Strategy Check: How to Frame the Tape
- Watch the labor channel. If layoff signals persist, rate cut bets will likely firm, supporting duration and pressuring the dollar.
- Separate the story from the stock. Beats matter less than durability; valuation discipline is back in vogue, especially in semis and AI hardware.
- Mind the calendar. Fed speeches can re‑price the front end quickly. If officials push back on rate cut bets, a yield snapback could test richly valued growth names.

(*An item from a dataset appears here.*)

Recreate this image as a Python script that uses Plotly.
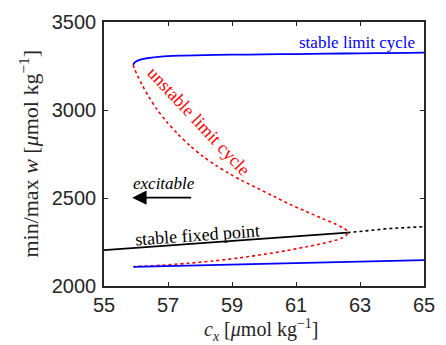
import plotly.graph_objects as go

# Upper branch of the stable limit cycle (max w)
lc_upper_x = [55.91, 55.95, 56.0, 56.09, 56.2, 56.35, 56.49, 56.7, 56.99, 57.5, 58.5, 59.5, 60.5, 61.5, 62.5, 63.5, 64.5, 65.0]
lc_upper_y = [3257, 3268, 3275, 3283, 3289, 3294, 3298, 3302, 3306, 3309, 3313, 3315, 3317, 3319, 3321, 3323, 3325, 3326]

# Lower branch of the stable limit cycle (min w)
lc_lower_x = [55.92, 57.0, 58.5, 60.0, 61.5, 63.0, 64.0, 65.0]
lc_lower_y = [2109, 2113, 2119, 2125, 2131, 2138, 2142, 2147]

# Unstable limit cycle, from the upper fold round the Hopf point and back
ulc_x = [55.91, 55.95, 56.05, 56.2, 56.4, 56.65, 56.95, 57.3, 57.7, 58.1, 58.5, 58.9, 59.3, 59.8,
         60.3, 60.8, 61.3, 61.8, 62.2, 62.45, 62.58, 62.61, 62.57, 62.45, 62.2, 61.8, 61.3,
         60.7, 60.0, 59.2, 58.4, 57.6, 56.8, 56.3, 55.92]
ulc_y = [3257, 3235, 3195, 3140, 3075, 3005, 2935, 2865, 2795, 2735, 2685, 2640, 2600, 2555,
         2510, 2465, 2425, 2385, 2355, 2332, 2317, 2304, 2288, 2274, 2258, 2240, 2222,
         2201, 2180, 2159, 2142, 2129, 2118, 2113, 2110]

# Fixed point: stable up to the Hopf point, unstable beyond it
fp_stable_x = [55.0, 57.0, 59.0, 61.0, 62.61]
fp_stable_y = [2204, 2230, 2256, 2282, 2303]
fp_unstable_x = [62.61, 63.94, 65.0]
fp_unstable_y = [2303, 2327, 2337]

x_ticks = [55, 57, 59, 61, 63, 65]
y_ticks = [2000, 2500, 3000, 3500]

AXIS = "#262626"
SERIF = "Liberation Serif, Times New Roman, serif"
SANS = "Liberation Sans, Arial, sans-serif"

fig = go.Figure()
fig.add_trace(go.Scatter(x=ulc_x, y=ulc_y, mode="lines", line_shape="spline",
                         line=dict(color="#ff0000", width=1.6, dash="dot", smoothing=0.8), hoverinfo="skip"))
fig.add_trace(go.Scatter(x=lc_upper_x, y=lc_upper_y, mode="lines", line_shape="spline",
                         line=dict(color="#0000ff", width=1.8), hoverinfo="skip"))
fig.add_trace(go.Scatter(x=lc_lower_x, y=lc_lower_y, mode="lines",
                         line=dict(color="#0000ff", width=1.8), hoverinfo="skip"))
fig.add_trace(go.Scatter(x=fp_stable_x, y=fp_stable_y, mode="lines",
                         line=dict(color="#000000", width=1.6), hoverinfo="skip"))
fig.add_trace(go.Scatter(x=fp_unstable_x, y=fp_unstable_y, mode="lines",
                         line=dict(color="#000000", width=1.6, dash="dot"), hoverinfo="skip"))

annotations = [
    dict(x=64.79, y=3381, text="stable limit cycle", showarrow=False, xanchor="right", yanchor="middle",
         font=dict(family=SERIF, size=17, color="#0000ff")),
    dict(x=57.95, y=2935, text="unstable limit cycle", showarrow=False, textangle=47,
         font=dict(family=SERIF, size=18, color="#ff0000")),
    dict(x=56.88, y=2585, text="<i>excitable</i>", showarrow=False,
         font=dict(family=SERIF, size=17, color="#000000")),
    dict(x=57.92, y=2292, text="stable fixed point", showarrow=False, textangle=-4.2,
         font=dict(family=SERIF, size=18, color="#000000")),
    # arrow pointing towards the excitable regime
    dict(x=55.88, y=2502, ax=57.77, ay=2502, axref="x", ayref="y", xref="x", yref="y", text="",
         showarrow=True, arrowhead=2, arrowsize=1.8, arrowwidth=1.6, arrowcolor="#000000"),
    # axis titles
    dict(xref="paper", yref="paper", x=0.492, y=-0.166, text="<i>c<sub>x</sub></i> [<i>μ</i>mol kg<sup>−1</sup>]",
         showarrow=False, xanchor="center", yanchor="middle", font=dict(family=SERIF, size=20, color=AXIS)),
    dict(xref="paper", yref="paper", x=-0.2357, y=0.5, text="min/max <i>w</i> [<i>μ</i>mol kg<sup>−1</sup>]",
         showarrow=False, textangle=-90, xanchor="center", yanchor="middle",
         font=dict(family=SERIF, size=22, color=AXIS)),
]

axis_common = dict(showline=True, linecolor=AXIS, linewidth=1.5, mirror="allticks", ticks="inside",
                   ticklen=4, tickwidth=1.2, tickcolor=AXIS, showgrid=False, zeroline=False,
                   tickfont=dict(family=SANS, size=20, color=AXIS))

fig.update_layout(
    width=446, height=345,
    margin=dict(l=104, r=11, t=21, b=59),
    paper_bgcolor="white", plot_bgcolor="white",
    showlegend=False,
    xaxis=dict(range=[55, 65], tickvals=x_ticks, ticklabelstandoff=0, **axis_common),
    yaxis=dict(range=[2000, 3500], tickvals=y_ticks, ticklabelstandoff=2, **axis_common),
    annotations=annotations,
)

fig.write_html("out.html")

- Barbell exposure. Keep secular AI exposure paired with defensives and cash‑flow compounders to buffer volatility if bonds back up.
Conclusion
Markets are in a holding pattern where bonds lead and equities negotiate the trade‑off between growth optimism and valuation math. For now, rate cut bets are the swing factor—softening yields, pressuring the dollar, and nudging leadership back and forth between cyclical hope and secular AI. As Fed speakers step up and more companies guide through year‑end, investors will look for confirmation that easing is near. Until then, a range-bound tape with a bond‑led bias remains the base case.
FAQ’s
What are rate cut bets?
Rate cut bets are market expectations that the Federal Reserve will lower interest rates, reflected in futures pricing. Rising odds typically push Treasury yields down and can weaken the dollar.
Why did Treasuries rally while stocks drifted?
A jump in announced layoffs boosted the odds of a near-term Fed cut, lifting bond prices and lowering yields. Equities hesitated as rich tech valuations met softer macro signals.
How do rate cut bets impact tech and AI stocks?
Lower yields can support “long‑duration” growth names by improving discounted cash flow math. But if valuations are stretched, positive rate moves may not translate into big stock gains.
Is a Fed rate cut likely next month?
Odds rose toward roughly 60% after the layoffs data, but the path remains data‑dependent. Fed speeches and upcoming labor/inflation prints could quickly shift expectations.